When fall turns to winter, many people experience bouts of "the blues" -- feelings of sadness and melancholy. For many people, these feelings pass, often with the holidays. But for others -- those affected by seasonal affective disorder (SAD) -- these feelings drag on throughout the winter and can become debilitating.

SAD is a mild form of depression that occurs at certain seasons of the year, especially in the winter. The illness is characterized by loss of energy and sexual drive, restlessness, and often a craving for carbohydrates.

Typically, people begin experiencing SAD between 20-40 years of age, however, it has been found in some children and some older adults. However, people who have SAD often have had similar patterns of feelings in their earlier life as well. SAD is much more prevalent in women than in men. Symptoms usually begin in the fall, peak in the winter, and resolve in the spring.

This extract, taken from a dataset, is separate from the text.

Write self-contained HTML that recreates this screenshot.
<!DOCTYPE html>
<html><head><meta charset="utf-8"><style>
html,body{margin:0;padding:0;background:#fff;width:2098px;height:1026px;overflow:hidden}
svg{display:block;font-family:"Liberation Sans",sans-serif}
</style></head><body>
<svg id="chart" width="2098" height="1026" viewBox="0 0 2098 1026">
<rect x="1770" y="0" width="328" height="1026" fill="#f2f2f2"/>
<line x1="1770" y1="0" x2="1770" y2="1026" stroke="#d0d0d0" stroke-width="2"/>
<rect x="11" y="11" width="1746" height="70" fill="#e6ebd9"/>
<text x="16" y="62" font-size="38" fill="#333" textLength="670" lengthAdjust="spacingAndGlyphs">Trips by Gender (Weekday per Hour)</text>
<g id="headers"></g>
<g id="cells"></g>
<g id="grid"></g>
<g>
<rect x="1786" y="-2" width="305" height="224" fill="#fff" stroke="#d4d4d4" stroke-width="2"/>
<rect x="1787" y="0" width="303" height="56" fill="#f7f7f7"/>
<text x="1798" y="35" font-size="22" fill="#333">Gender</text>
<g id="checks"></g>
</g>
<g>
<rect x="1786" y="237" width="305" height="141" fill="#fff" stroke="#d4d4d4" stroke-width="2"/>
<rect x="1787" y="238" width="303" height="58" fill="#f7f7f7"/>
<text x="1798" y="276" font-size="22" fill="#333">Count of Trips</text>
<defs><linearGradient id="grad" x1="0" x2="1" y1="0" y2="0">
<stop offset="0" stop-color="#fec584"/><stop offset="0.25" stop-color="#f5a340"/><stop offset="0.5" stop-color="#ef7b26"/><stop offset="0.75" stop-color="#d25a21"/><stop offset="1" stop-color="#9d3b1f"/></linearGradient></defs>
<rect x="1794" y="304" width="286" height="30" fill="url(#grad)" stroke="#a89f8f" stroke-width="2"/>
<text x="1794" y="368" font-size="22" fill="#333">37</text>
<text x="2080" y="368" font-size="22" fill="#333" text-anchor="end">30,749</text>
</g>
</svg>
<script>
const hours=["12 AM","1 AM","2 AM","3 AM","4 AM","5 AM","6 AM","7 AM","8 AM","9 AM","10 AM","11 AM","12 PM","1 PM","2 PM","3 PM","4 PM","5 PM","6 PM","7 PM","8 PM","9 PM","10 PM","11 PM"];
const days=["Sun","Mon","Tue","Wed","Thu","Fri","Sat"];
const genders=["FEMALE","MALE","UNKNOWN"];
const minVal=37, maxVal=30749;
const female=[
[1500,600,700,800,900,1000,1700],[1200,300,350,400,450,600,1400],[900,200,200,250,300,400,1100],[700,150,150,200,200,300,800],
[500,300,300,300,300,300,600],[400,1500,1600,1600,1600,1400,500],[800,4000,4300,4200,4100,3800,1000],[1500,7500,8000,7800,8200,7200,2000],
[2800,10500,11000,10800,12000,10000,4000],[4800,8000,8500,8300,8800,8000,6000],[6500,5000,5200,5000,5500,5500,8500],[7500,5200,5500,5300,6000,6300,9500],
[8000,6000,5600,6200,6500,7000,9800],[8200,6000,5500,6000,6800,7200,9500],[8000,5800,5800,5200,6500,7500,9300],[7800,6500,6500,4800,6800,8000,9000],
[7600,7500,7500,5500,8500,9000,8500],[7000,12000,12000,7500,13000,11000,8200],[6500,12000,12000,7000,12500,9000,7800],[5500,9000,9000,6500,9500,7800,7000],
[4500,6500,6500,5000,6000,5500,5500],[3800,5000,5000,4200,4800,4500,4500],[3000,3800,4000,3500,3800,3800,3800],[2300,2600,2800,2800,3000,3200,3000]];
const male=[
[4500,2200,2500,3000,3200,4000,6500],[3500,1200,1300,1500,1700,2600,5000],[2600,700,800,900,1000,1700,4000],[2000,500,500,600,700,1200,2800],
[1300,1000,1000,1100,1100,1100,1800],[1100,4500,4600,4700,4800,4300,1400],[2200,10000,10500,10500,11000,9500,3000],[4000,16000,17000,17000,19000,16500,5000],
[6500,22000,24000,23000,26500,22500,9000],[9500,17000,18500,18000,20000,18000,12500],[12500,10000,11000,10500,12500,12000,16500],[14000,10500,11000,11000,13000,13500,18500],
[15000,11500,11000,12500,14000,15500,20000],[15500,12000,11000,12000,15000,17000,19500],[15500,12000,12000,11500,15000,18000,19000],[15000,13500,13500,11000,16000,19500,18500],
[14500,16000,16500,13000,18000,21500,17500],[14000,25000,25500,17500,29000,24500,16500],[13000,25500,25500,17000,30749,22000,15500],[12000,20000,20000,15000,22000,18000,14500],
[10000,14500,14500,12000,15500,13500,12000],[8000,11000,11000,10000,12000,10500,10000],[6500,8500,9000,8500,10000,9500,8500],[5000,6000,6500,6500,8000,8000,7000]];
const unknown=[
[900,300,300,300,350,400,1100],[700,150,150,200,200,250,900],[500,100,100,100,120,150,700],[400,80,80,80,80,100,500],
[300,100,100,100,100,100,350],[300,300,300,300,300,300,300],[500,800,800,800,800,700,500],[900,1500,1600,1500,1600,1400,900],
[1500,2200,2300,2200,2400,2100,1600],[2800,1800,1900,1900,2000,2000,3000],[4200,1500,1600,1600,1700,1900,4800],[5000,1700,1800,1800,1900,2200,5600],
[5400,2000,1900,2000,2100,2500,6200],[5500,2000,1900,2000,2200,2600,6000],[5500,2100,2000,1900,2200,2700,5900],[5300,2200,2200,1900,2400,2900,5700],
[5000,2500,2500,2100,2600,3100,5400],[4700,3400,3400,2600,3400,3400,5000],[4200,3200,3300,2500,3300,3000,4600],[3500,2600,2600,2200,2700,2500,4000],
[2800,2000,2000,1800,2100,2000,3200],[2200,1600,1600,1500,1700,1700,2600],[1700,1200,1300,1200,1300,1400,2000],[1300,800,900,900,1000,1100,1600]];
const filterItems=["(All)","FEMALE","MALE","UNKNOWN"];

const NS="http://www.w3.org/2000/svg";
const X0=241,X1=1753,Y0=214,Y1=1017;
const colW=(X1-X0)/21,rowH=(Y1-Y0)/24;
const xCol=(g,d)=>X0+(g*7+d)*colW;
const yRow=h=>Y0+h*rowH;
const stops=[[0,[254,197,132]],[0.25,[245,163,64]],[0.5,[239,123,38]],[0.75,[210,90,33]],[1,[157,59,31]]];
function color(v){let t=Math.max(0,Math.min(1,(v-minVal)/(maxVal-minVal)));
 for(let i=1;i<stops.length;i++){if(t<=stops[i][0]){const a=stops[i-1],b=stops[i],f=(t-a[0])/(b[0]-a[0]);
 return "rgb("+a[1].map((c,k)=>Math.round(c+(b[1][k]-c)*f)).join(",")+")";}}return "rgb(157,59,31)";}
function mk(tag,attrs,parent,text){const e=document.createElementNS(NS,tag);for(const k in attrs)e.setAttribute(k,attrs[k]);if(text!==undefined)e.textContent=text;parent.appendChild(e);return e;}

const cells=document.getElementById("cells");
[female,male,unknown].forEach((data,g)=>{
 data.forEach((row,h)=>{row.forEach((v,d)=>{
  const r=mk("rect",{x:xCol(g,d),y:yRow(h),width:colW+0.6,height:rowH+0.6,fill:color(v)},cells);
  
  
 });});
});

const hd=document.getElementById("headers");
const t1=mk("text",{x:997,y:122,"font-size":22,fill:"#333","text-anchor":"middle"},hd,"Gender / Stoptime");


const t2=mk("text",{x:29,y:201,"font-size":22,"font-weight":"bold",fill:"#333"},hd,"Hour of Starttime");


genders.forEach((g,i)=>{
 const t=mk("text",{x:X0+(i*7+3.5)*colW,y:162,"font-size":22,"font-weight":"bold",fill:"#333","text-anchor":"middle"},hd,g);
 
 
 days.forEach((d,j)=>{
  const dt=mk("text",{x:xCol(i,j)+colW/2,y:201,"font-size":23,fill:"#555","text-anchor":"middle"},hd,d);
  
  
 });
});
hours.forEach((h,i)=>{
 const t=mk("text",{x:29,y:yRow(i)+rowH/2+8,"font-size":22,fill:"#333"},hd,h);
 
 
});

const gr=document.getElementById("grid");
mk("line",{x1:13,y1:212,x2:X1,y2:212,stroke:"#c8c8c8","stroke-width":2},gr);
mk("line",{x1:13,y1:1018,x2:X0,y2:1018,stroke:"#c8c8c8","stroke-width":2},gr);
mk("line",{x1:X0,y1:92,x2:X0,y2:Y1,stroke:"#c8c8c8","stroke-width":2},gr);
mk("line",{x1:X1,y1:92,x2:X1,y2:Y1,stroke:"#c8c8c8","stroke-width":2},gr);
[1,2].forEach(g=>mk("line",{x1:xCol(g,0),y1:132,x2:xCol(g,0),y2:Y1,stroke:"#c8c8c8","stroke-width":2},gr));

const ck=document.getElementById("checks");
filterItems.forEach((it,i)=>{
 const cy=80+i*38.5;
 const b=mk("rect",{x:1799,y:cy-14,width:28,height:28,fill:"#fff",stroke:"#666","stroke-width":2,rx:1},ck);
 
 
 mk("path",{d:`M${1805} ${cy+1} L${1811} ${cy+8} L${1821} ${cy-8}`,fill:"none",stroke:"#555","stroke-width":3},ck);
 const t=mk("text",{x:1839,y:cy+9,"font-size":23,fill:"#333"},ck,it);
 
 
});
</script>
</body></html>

Signs and Symptoms of SAD include:

  • Depression
  • Loss of energy
  • Anxiety
  • Irritability
  • Tendency to oversleep
  • Overeating, especially foods high in carbohydrates
  • Weight gain
  • Difficulty concentrating and processing information


What causes SAD? 

Researchers first thought that a lack of sunlight affected the levels of melatonin, a hormone. However, studies on the role of melatonin in SAD are inconclusive. Some researchers believe that a lack of sunlight disrupts circadian rhythms, which regulate your body's internal clock. Others maintain that SAD is due to chemical changes that occur in the brain as a result of reduced light stimulation to the retina of the eye. Lower amounts of light hitting the eyes means lower levels of seratonin and higher levels of melatonin in the brain regions. Lower seratonin levels result in depression, whereas higher levels of melatonin result in fatigue and a desire to sleep. 

How can SAD be treated?

Treatment of SAD often involves utilizing interventions that attempt to reverse the chemical changes that lowed daylight cause in the brain. The most common intervention for mild cases of the disorder involve lifestyle changes which allow more opportunity for light to stimulate the eyes. In more serious cases, light boxes, which attempt to replicate the intensity of natural sunlight, are used to stimulate eyes.

Researchers at more than 15 medical centers and clinics in both the United States and abroad have had much success with light therapy in patients with clear histories of SAD for at least several years. Marked improvement is usually observed within a week, if not sooner. Unfortunately, symptoms usually return in about a week when the lights are withdrawn.

Most people must maintain a consistent daily schedule of light therapy beginning, as needed, in fall or winter and usually continuing until the end of April, by which time outdoor light is sufficient to maintain good mood and high energy. Some people can skip treatments for one to two days, occasionally longer, without ill effects, but most start to slump (regress) quickly when treatment is interrupted. 

In some instances antidepressant medications may also be helpful in treating the disorder.